Kagan: Revenge of the Grinds

I’ve been saying for a while that to understand the Obama administration specifically and much of today’s liberal Left more broadly, you need to conceive of it as a sort of extension of the intellectual and policy culture of high-end legal academia. The nomination of Elena Kagan, best known as a successful Harvard law dean, extends this familiar pattern. Assuming Kagan coasts to an easy confirmation, she’ll join a liberal caucus on the Court that more than ever resembles a faculty meeting.

To the dismay of some on the left, Kagan, like Ruth Bader Ginsburg, Stephen Breyer, and Sonia Sotomayor before her, counts as a “cautious and confirmable” pick – a reliable liberal vote, almost certainly, but not particularly known for disturbingly big ideas or impassioned rhetorical gestures. (The Obama administration does contain plenty of law professors of the latter type – from big thinker Cass Sunstein to liberal firebrand Harold Koh – but has not yet chosen to nominate them to the Court.)
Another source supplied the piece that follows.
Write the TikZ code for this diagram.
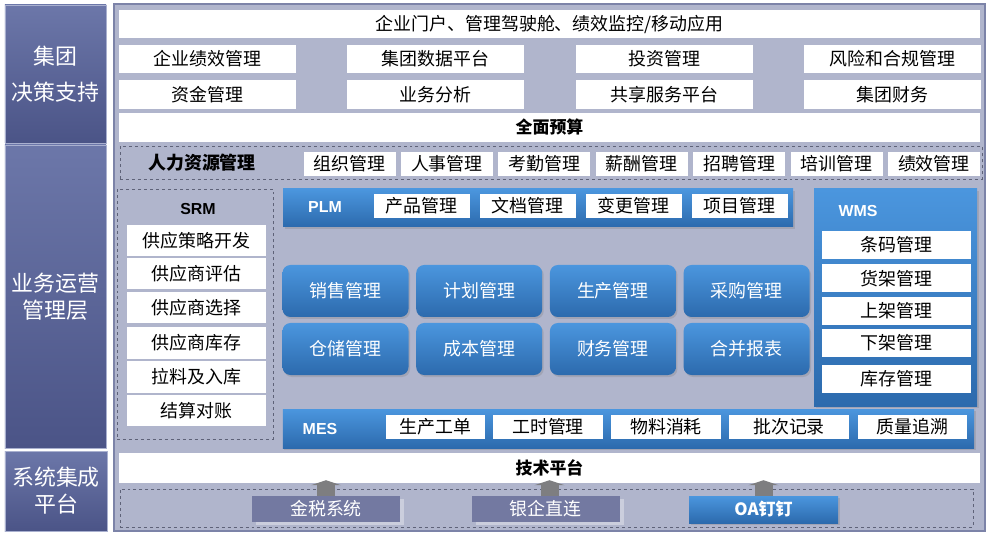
\documentclass[tikz,border=0pt]{standalone}
\usepackage{fontspec}
\setmainfont{Noto Sans CJK SC}
\newfontfamily\tagfont{Liberation Sans}
\usepackage{tikz}
\definecolor{boardfill}{HTML}{B0B5CC}
\definecolor{boardline}{HTML}{7C83A8}
\definecolor{sidetop}{HTML}{6C77A9}
\definecolor{sidebot}{HTML}{4B5487}
\definecolor{sideline}{HTML}{A9B0CF}
\definecolor{bluetop}{HTML}{4B96DE}
\definecolor{bluebot}{HTML}{2C6AAD}
\definecolor{groupline}{HTML}{5E6278}
\definecolor{ifacefill}{HTML}{7379A1}
\definecolor{arrowgray}{HTML}{7E7E80}
\tikzset{
  side/.style={top color=sidetop, bottom color=sidebot, draw=sideline, line width=0.6pt,
    text=white, align=center, inner sep=0pt, font=\fontsize{22}{27}\selectfont},
  board/.style={fill=boardfill, draw=boardline, line width=1.5pt, inner sep=0pt},
  whitebar/.style={fill=white, inner sep=0pt, font=\fontsize{18}{20}\selectfont},
  item/.style={fill=white, inner sep=0pt, font=\fontsize{18}{20}\selectfont},
  group/.style={draw=groupline, dashed, line width=0.5pt, inner sep=0pt},
  bluebar/.style={top color=bluetop, bottom color=bluebot, inner sep=0pt,
    drop shadow={opacity=0.3, shadow xshift=1.5bp, shadow yshift=-2bp}},
  module/.style={bluebar, rounded corners=8bp, text=white, minimum width=126bp,
    minimum height=52bp, font=\fontsize{18}{20}\selectfont},
  tag/.style={text=white, font=\tagfont\bfseries\fontsize{16}{19}\selectfont},
  iface/.style={fill=ifacefill, text=white, inner sep=0pt, minimum width=148bp,
    minimum height=26bp, font=\fontsize{18}{20}\selectfont,
    drop shadow={fill=white, opacity=0.35, shadow xshift=4bp, shadow yshift=-3bp}},
  link/.style={draw=arrowgray, line width=18bp, shorten >=-3bp,
    -{Triangle[width=30bp,length=5bp]}},
}
\usetikzlibrary{arrows.meta,shadows}

\begin{document}
\begin{tikzpicture}[x=1bp,y=-1bp]
  \useasboundingbox (0,0) rectangle (990,540);

  \node[side, minimum width=101bp, minimum height=138bp] (jituan) at (55.5,74)
      {集团\\[9bp]决策支持};
  \node[side, minimum width=101bp, minimum height=303bp] (yunying) at (55.5,296.5)
      {业务运营\\管理层};
  \node[side, minimum width=102bp, minimum height=80bp] (jicheng) at (56,491)
      {系统集成\\平台};

  \node[board, minimum width=871bp, minimum height=527bp] (main) at (549.5,267.5) {};

  \node[whitebar, minimum width=861bp, minimum height=28bp] (portal) at (549.5,24)
      {企业门户、管理驾驶舱、绩效监控/移动应用};
  \foreach \x/\t [count=\i] in {207.5/企业绩效管理, 435.5/集团数据平台, 664.5/投资管理, 892.5/风险和合规管理}
    \node[item, minimum width=177bp, minimum height=28bp] (jc\i) at (\x,59) {\t};
  \foreach \x/\t [count=\i] in {207.5/资金管理, 435.5/业务分析, 664.5/共享服务平台, 892.5/集团财务}
    \node[item, minimum width=177bp, minimum height=29bp] (cw\i) at (\x,94.5) {\t};
  \node[whitebar, minimum width=861bp, minimum height=29bp, font=\bfseries\fontsize{17}{20}\selectfont]
      (budget) at (549.5,127.5) {全面预算};

  \node[group, minimum width=862bp, minimum height=33bp] (hr) at (551,162.5) {};
  \node[font=\bfseries\fontsize{18}{20}\selectfont] (hrlabel) at (202,163) {人力资源管理};
  \foreach \t [count=\i] in {组织管理, 人事管理, 考勤管理, 薪酬管理, 招聘管理, 培训管理, 绩效管理}
    \node[item, minimum width=92bp, minimum height=24bp] (hr\i) at ({349.5+97.4*(\i-1)},164) {\t};

  \node[group, minimum width=156bp, minimum height=250bp] (srm) at (195,314) {};
  \node[font=\tagfont\bfseries\fontsize{16}{19}\selectfont] (srmlabel) at (198,209) {SRM};
  \foreach \y/\t [count=\i] in {240.5/供应策略开发, 273.5/供应商评估, 308/供应商选择, 343/供应商库存, 377/拉料及入库, 410.5/结算对账}
    \node[item, minimum width=139bp, minimum height=31bp] (srm\i) at (196.5,\y) {\t};

  \node[bluebar, minimum width=510bp, minimum height=38bp] (plm) at (538,208) {};
  \node[tag] (plmlabel) at (325,207) {PLM};
  \foreach \x/\t [count=\i] in {421.5/产品管理, 527.5/文档管理, 633.5/变更管理, 739.5/项目管理}
    \node[item, minimum width=96bp, minimum height=24bp] (plm\i) at (\x,206) {\t};

  \foreach \t [count=\i] in {销售管理, 计划管理, 生产管理, 采购管理}
    \node[module] (ma\i) at ({345.5+133.7*(\i-1)},291) {\t};
  \foreach \t [count=\i] in {仓储管理, 成本管理, 财务管理, 合并报表}
    \node[module] (mb\i) at ({345.5+133.7*(\i-1)},349) {\t};

  \node[bluebar, minimum width=163bp, minimum height=217bp] (wms) at (895.5,297.5) {};
  \node[tag] (wmslabel) at (858,211) {WMS};
  \foreach \y/\t [count=\i] in {245/条码管理, 278.5/货架管理, 311/上架管理, 343/下架管理, 378.5/库存管理}
    \node[item, minimum width=149bp, minimum height=28bp] (wms\i) at (896.5,\y) {\t};

  \node[bluebar, minimum width=691bp, minimum height=39bp] (mes) at (628.5,428.5) {};
  \node[tag] (meslabel) at (320,429) {MES};
  \foreach \x/\w/\t [count=\i] in {435.5/99/生产工单, 548/110/工时管理, 666/110/物料消耗, 789/120/批次记录, 912.5/109/质量追溯}
    \node[item, minimum width=\w bp, minimum height=24bp] (mes\i) at (\x,427) {\t};

  \node[whitebar, minimum width=861bp, minimum height=30bp, font=\bfseries\fontsize{17}{20}\selectfont]
      (tech) at (549.5,468) {技术平台};
  \node[group, minimum width=853bp, minimum height=38bp] (ifaces) at (546.5,508) {};
  \node[iface] (jinshui) at (326,509) {金税系统};
  \node[iface] (yinqi) at (545.5,509) {银企直连};
  \node[bluebar, minimum width=149bp, minimum height=27bp, text=white,
      font=\bfseries\fontsize{17}{20}\selectfont] (oa) at (763.5,509.5) {OA钉钉};

  \draw[link] (jinshui.north) -- (jinshui.north |- tech.south);
  \draw[link] ([xshift=4bp]yinqi.north) -- ([xshift=4bp]yinqi.north |- tech.south);
  \draw[link] (oa.north) -- (oa.north |- tech.south);

\end{tikzpicture}
\end{document}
Consider the likeliest speed bump on Kagan’s road to confirmation, her decision to bar military recruiters from Harvard, which resulted in a prolonged and losing showdown with Congress. That episode will be the hardest thing on her record for many Democratic senators to accept (though accept it they will). But it was an overwhelmingly, even near-unanimously popular position to take at top law schools. By way of comparison, recall the mini-furor over Sonia Sotomayor’s “wise Latina” comments, which she’d repeatedly delivered in various versions on the academic conference circuit. There, the notion that a judge’s ethnic background could and should make for different and better decisions was met with predictable applause and little challenge; when aired in wider public debate, it proved hotly controversial and the nominee prudently backed away.

Obama spokespeople spent much of last week rumbling about the need for judges with a common touch who’d stand up for the people. This fed speculation that they might mix up the Court by picking an elected official, trial lawyer or crusading prosecutor. Just kidding! For better or worse, we’re in for more law made by Harvard, Yale and Chicago intellectuals.